After a quick phone call to the Director to let him know what had happened, he was given the go-ahead to proceed as the team saw fit and told to stay in touch daily.
He went back into the den and changed channels until he found one giving early reports of the storm front that had just gone through Wichita Falls. It had produced three funnels, one of which had cut through part of the city. Victims were being taken to the local hospitals, and so far two bodies had been taken to the morgue. Tate knew all they could do now was wait and see if the Stormchaser was truly back.
* * *
It took exactly sixteen hours for the news to break that storm victims had been murdered, and by that time five bodies had been pulled from the rubble, three of which had been identified as having survived the storm and killed afterward. And they were all nude, which was a new twist to his M.O.
Tate called his partners, then made a call to the local police in Wichita Falls to tell them what they were dealing with, and that the team was on the way.
Keystone Lake, Oklahoma
Hershel was no longer in the state of Texas. He drove all of the next day, following the storm front as it moved into Oklahoma. According to the National Weather Service, the chances of storms firing up in the northeastern part of the state were high, so he’d set up his campsite at Keystone Lake, near Tulsa. The camping area appeared to be a popular one. He’d chosen a site on the far side of the campgrounds in the hopes that the sound of his portable generator would not disturb nearby campers. He had a waterproof, two-room tent with zip-up windows and a heavy-duty floor, a fan for hot, muggy nights, and a laptop computer with a satellite connection for streaming live TV and keeping an eye on weather systems, as well as the FBI’s investigation of the Stormchaser murders. He liked knowing the media had given him a special name, and he liked hearing that the agents were catching fire for not stopping him last year in Louisiana.
The sun began to set as he was cooking his supper. He ate a solitary meal in the growing dusk, listening to a pack of coyotes announcing their arrival for an evening hunt, yipping in a high-pitched tone that morphed into brief howls.

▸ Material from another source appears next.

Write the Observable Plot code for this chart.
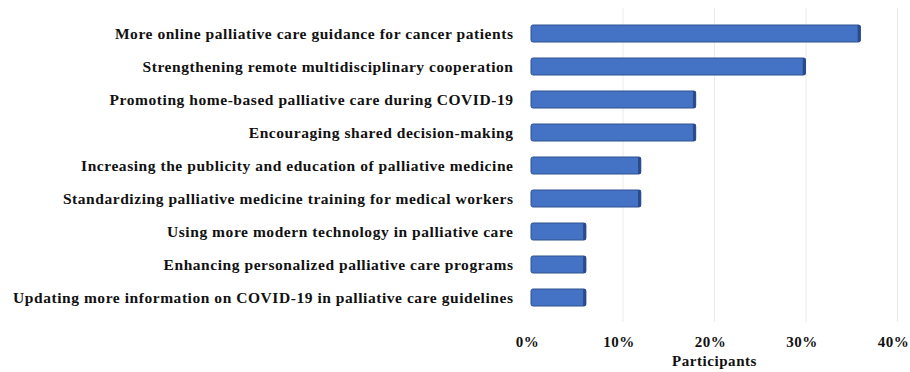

The mournful sound made Hershel shiver. He wasn’t by nature a man who enjoyed sleeping out under the stars, and the thin walls of his tent weren’t much more reassuring. As it grew darker, he put out his fire, started up his generator and went into the tent to settle in for the night.
He kicked off his shoes at the front and padded across the floor to the sleeping bag beside his laptop. His choices were limited, but he finally found reception from a local station. When he saw footage of the agents in Wichita Falls standing at his first kill site, he upped the volume. He knew them well enough by now to read the frustration on their faces and actually laughed out loud.
Shame on you, Hershel Inman, laughing about people dying. You’re sick and mean, and I’m ashamed I was ever married to you.
Hershel frowned. Everything had been going just fine and now Louise had to put her two cents into his business again.
“Well, you can just be pissed all you want, Louise, because you went off and left me. I didn’t leave you.”
I didn’t leave you on purpose, and you know it. I died. I didn’t want to die, but I died anyway.
Guilt hit Hershel like a kick in the belly.
“You blame me for not getting your insulin. It’s my fault you died. My fault. Why don’t you go ahead and say it!”
I never said it was your fault. But I died, and that’s not my fault, so don’t you dare say it was.
Hershel shut down the laptop, but the night air was still. Without any breeze coming through the screen windows, he knew sleeping would be uncomfortable. He set up his fan so that it would blow on him during the night, trying to ignore the constant sound of Louise’s rants.
“I’m going to bed now, so you need to go away. How do you expect me to sleep when you’re talking in my head all the time?”
I don’t talk to you, Hershel. I’m dead, remember?
“Then who am I hearing if it’s not you?” he yelled.
Don’t ask me. You’re the one who’s crazy. Remember? You’re the one who turned into a killer. I just died. Now you go away and let me rest. I’m tired, too. I’m tired of watching you break my heart all over again.